The Rethinking Man’s Candidate
Meet Jon Huntsman
Jul 18, 2011, Vol. 16, No. 41 • By ANDREW FERGUSON
If the announcement speech had a notable theme, it was that Huntsman would run a campaign based on civility. “We will conduct this campaign on the high road,” he said, drawing a stark contrast with those candidates who publicly vow to conduct their campaigns on the low road. With its own advertised civility at its core, Huntsman’s campaign will thus be a campaign about itself, in the Obamian fashion.
It’s not an exciting theme, but Huntsman is not an exciting candidate, by both nature and design. Consultants like Davis have tried hard to add drama and color to his—forgive the term—narrative, in an act of myth-building. Unfortunately for them and him, he is not a man who has lived a dramatic life. He grew up the son of a wealthy businessman and his homemaker wife in the suburbs of Salt Lake City. He married early and once. He went to the Wharton school. He’s a Mormon. He made his millions working in the company his father built.
But reporters writing Huntsman profiles now know to include a handful of details that his campaign hopes will prove diverting. This isn’t just any Mormon! He rides Harleys and likes to eat at greasy spoon restaurants. He attends motocross events and listens to the Foo Fighters with sincere enthusiasm. He dropped out of high school, though he quickly earned his GED, and played keyboards in a rock band that specialized in playing REO Speedwagon songs (some colorful facts you’d think the handlers would want to keep quiet). He became fluent in Mandarin Chinese after spending two years on a Mormon mission in Taiwan as a young man. Before college he worked as a dishwasher and a busboy at Marie Callender’s, where he met his wife Mary Kaye. Two of the Huntsmans’ seven children are adopted, one from China and one from India.
Each of these bits of color has been duly noted in the press stories that have launched his campaign. The political tip sheet Politico even published an article called “Jon Huntsman, the Rock ’n’ Roll Years,” though a more accurate headline would probably say “the Rock ’n’ Roll Months.” Thanks to the careful mythmaking of Davis and others, you are much more likely to read that Huntsman worked as a fast-food drudge (worldly experience) than that he made Eagle Scout (typical Mormon).

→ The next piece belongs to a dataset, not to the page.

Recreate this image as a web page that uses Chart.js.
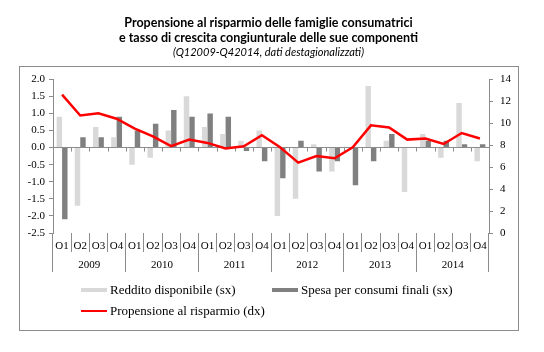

Anyone who still holds to the notion of a cynical press corps will have to dodge the puffers political reporters have lobbed at Huntsman in the months leading up to his announcement.
“He just might be the most formidable standard-bearer the Republicans could field against Obama,” said New York magazine, without evidence. “The GOP’s Cool Uncle,” said the Atlantic (Harley, rock band). “Cerebral, cautious, civil, and, yes, cool,” said Newsweek (Harley, good looks). “Cool-and-cerebral,” said Time. If he had a deficiency, according to press reports, it’s that he’s too good for his own good. “Is there room for such civility on the national stage?” Time wondered.
This last point helps show why the mainstream press has found Huntsman so attractive. He’s a throwback to a golden era—that moment when the world was young, in late 2008 and early 2009. Obama had been elected and the Republican party had been repudiated. The consensus among the press was that the debacle of 2008 would require a great rethinking on the part of Republicans, and many Republicans agreed. So dire was the party’s condition that many Republican chin-pullers resorted to hyphens, calling themselves “progressive-conservatives” or “reform-minded Republicans,” anything but plain conservative Republican. Having just been reelected in Utah with a 58-point margin of victory even as other Republicans fell all around him, Huntsman was squarely with the rethinkers. It was back to the old drawing board, Huntsman said at the time. He called for “a broad discussion about the future of the party.” Huntsman is the rethinking man’s candidate.
“It’s like the world began in November,” he said in early 2009. “The old ethos world view—all that’s been decimated.”